Do not repeat pictures. Repeat exactly the lines of the listing below from its first line through the line with "const ripMaj = 0.16, ripMin".

---------------

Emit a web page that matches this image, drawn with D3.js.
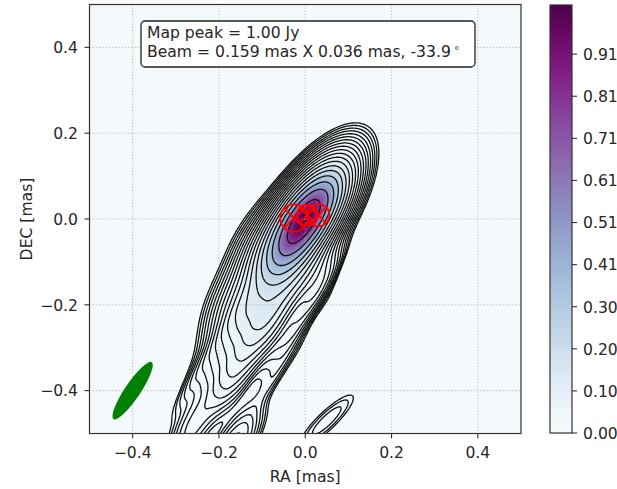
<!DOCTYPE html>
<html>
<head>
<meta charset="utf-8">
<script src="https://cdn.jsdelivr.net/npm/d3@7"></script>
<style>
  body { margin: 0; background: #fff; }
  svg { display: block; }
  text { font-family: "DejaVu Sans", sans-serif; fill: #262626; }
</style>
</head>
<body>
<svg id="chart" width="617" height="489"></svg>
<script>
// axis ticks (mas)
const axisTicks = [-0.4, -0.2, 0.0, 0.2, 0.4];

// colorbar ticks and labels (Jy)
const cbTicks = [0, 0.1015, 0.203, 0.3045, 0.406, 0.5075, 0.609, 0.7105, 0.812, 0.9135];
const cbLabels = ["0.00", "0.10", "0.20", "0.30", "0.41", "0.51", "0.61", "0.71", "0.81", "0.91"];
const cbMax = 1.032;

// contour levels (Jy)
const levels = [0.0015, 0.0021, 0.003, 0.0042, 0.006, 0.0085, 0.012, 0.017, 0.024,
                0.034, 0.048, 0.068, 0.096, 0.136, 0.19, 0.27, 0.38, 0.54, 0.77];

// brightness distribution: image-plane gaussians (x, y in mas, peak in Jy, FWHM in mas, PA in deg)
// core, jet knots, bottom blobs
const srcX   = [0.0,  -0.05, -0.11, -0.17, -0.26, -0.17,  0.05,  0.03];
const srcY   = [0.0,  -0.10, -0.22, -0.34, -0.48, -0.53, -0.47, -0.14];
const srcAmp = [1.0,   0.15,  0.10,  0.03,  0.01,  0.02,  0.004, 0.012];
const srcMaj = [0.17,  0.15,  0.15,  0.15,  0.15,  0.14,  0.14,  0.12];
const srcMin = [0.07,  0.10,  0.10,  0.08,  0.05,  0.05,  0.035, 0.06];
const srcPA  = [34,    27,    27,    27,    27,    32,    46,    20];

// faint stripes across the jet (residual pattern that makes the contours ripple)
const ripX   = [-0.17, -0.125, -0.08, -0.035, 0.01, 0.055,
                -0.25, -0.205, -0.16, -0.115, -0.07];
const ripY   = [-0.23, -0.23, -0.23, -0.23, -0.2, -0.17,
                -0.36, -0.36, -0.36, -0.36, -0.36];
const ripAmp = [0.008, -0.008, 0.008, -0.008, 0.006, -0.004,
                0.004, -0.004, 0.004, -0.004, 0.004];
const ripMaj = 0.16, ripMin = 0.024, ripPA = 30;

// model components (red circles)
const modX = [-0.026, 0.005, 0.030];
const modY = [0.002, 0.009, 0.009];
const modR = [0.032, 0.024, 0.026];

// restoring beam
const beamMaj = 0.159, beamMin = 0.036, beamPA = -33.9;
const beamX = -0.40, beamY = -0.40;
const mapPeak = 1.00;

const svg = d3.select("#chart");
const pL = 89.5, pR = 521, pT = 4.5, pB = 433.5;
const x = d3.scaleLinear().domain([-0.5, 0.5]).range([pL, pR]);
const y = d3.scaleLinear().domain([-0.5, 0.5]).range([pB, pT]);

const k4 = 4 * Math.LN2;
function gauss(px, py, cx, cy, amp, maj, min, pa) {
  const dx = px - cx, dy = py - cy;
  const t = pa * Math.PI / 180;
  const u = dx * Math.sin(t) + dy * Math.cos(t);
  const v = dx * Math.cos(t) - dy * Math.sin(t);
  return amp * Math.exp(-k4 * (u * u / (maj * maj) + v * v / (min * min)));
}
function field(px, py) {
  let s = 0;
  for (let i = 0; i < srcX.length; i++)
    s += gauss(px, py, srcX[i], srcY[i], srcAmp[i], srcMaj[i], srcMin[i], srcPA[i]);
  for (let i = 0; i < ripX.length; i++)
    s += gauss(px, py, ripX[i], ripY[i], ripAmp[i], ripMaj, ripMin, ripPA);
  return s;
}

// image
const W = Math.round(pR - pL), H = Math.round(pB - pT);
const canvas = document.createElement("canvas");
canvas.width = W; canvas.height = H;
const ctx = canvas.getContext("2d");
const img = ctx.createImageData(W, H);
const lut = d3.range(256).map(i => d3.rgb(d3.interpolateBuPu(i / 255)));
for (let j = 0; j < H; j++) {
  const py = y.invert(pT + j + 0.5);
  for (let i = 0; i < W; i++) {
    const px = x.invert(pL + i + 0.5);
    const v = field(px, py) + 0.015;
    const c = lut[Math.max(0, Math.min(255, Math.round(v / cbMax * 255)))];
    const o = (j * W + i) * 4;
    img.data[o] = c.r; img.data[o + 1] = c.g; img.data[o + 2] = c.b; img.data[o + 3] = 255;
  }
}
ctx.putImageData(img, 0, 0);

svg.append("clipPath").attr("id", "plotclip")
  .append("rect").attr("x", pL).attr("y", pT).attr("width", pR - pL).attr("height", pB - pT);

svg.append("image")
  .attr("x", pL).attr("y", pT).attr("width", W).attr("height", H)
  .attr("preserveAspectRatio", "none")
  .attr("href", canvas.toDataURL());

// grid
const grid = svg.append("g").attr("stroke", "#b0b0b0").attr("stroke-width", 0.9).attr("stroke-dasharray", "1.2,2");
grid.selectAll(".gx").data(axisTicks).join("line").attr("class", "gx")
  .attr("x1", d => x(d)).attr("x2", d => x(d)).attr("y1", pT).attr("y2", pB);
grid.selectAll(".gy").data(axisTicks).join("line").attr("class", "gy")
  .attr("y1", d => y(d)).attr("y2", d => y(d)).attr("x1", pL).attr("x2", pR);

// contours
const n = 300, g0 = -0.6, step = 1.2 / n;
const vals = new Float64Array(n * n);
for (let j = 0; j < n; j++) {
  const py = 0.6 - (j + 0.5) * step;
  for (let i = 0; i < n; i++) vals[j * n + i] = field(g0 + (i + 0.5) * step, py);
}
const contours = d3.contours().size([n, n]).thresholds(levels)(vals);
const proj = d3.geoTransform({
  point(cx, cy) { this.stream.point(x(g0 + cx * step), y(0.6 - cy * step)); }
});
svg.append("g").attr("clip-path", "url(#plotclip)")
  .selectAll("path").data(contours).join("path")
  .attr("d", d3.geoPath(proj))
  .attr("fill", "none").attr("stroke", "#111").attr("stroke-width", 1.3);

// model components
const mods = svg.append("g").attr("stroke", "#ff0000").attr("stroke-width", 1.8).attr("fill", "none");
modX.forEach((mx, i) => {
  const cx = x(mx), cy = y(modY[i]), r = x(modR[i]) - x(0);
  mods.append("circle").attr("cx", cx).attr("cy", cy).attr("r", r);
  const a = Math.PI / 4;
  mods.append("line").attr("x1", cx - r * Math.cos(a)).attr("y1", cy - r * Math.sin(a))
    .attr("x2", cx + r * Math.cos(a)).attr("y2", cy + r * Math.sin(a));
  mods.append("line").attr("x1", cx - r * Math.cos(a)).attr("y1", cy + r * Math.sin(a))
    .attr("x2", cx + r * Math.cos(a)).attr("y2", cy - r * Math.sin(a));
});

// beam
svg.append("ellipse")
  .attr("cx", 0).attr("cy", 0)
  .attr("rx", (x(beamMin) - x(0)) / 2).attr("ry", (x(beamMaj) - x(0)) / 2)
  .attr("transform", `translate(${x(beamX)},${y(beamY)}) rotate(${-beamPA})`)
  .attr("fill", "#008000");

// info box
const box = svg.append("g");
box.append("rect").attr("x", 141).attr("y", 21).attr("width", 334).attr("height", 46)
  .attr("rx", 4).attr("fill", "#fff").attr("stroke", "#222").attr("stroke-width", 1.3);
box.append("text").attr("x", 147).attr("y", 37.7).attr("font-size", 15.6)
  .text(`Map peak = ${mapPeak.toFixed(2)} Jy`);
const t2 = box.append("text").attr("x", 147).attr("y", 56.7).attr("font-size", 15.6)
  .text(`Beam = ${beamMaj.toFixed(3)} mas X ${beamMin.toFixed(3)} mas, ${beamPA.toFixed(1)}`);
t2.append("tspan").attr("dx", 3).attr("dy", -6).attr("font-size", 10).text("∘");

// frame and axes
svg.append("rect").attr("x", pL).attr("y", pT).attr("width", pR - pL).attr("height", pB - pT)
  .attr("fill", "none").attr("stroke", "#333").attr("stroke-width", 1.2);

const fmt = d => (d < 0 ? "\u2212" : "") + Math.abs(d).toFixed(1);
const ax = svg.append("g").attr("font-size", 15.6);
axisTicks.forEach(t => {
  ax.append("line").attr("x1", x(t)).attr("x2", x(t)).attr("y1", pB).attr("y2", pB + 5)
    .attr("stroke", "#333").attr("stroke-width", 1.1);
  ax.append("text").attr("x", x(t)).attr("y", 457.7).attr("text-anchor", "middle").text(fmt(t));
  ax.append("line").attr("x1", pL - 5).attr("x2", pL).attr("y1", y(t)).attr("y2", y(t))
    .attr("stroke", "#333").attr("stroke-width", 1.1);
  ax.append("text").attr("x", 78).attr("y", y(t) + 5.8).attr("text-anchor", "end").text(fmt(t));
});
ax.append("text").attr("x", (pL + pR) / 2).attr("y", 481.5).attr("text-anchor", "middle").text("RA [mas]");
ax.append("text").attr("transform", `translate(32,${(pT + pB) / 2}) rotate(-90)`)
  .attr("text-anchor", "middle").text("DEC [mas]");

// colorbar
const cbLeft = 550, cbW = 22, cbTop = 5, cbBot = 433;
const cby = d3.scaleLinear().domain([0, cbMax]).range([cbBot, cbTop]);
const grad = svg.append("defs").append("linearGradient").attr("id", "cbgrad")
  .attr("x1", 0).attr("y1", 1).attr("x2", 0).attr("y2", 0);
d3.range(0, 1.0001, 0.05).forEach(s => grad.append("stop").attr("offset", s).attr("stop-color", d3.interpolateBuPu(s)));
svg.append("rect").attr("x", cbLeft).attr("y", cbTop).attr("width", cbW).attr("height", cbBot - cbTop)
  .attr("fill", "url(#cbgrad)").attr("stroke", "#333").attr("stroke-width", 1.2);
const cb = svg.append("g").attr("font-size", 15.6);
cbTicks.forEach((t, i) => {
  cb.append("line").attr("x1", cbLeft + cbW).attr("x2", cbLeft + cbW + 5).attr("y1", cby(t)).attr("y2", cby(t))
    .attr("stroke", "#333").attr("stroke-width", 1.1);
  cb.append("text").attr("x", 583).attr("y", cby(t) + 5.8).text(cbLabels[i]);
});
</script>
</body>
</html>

---------------

ANSWER FOR THIS EXERCISE:
Emit a web page that matches this image, drawn with D3.js.
<!DOCTYPE html>
<html>
<head>
<meta charset="utf-8">
<script src="https://cdn.jsdelivr.net/npm/d3@7"></script>
<style>
  body { margin: 0; background: #fff; }
  svg { display: block; }
  text { font-family: "DejaVu Sans", sans-serif; fill: #262626; }
</style>
</head>
<body>
<svg id="chart" width="617" height="489"></svg>
<script>
// axis ticks (mas)
const axisTicks = [-0.4, -0.2, 0.0, 0.2, 0.4];

// colorbar ticks and labels (Jy)
const cbTicks = [0, 0.1015, 0.203, 0.3045, 0.406, 0.5075, 0.609, 0.7105, 0.812, 0.9135];
const cbLabels = ["0.00", "0.10", "0.20", "0.30", "0.41", "0.51", "0.61", "0.71", "0.81", "0.91"];
const cbMax = 1.032;

// contour levels (Jy)
const levels = [0.0015, 0.0021, 0.003, 0.0042, 0.006, 0.0085, 0.012, 0.017, 0.024,
                0.034, 0.048, 0.068, 0.096, 0.136, 0.19, 0.27, 0.38, 0.54, 0.77];

// brightness distribution: image-plane gaussians (x, y in mas, peak in Jy, FWHM in mas, PA in deg)
// core, jet knots, bottom blobs
const srcX   = [0.0,  -0.05, -0.11, -0.17, -0.26, -0.17,  0.05,  0.03];
const srcY   = [0.0,  -0.10, -0.22, -0.34, -0.48, -0.53, -0.47, -0.14];
const srcAmp = [1.0,   0.15,  0.10,  0.03,  0.01,  0.02,  0.004, 0.012];
const srcMaj = [0.17,  0.15,  0.15,  0.15,  0.15,  0.14,  0.14,  0.12];
const srcMin = [0.07,  0.10,  0.10,  0.08,  0.05,  0.05,  0.035, 0.06];
const srcPA  = [34,    27,    27,    27,    27,    32,    46,    20];

// faint stripes across the jet (residual pattern that makes the contours ripple)
const ripX   = [-0.17, -0.125, -0.08, -0.035, 0.01, 0.055,
                -0.25, -0.205, -0.16, -0.115, -0.07];
const ripY   = [-0.23, -0.23, -0.23, -0.23, -0.2, -0.17,
                -0.36, -0.36, -0.36, -0.36, -0.36];
const ripAmp = [0.008, -0.008, 0.008, -0.008, 0.006, -0.004,
                0.004, -0.004, 0.004, -0.004, 0.004];
const ripMaj = 0.16, ripMin = 0.024, ripPA = 30;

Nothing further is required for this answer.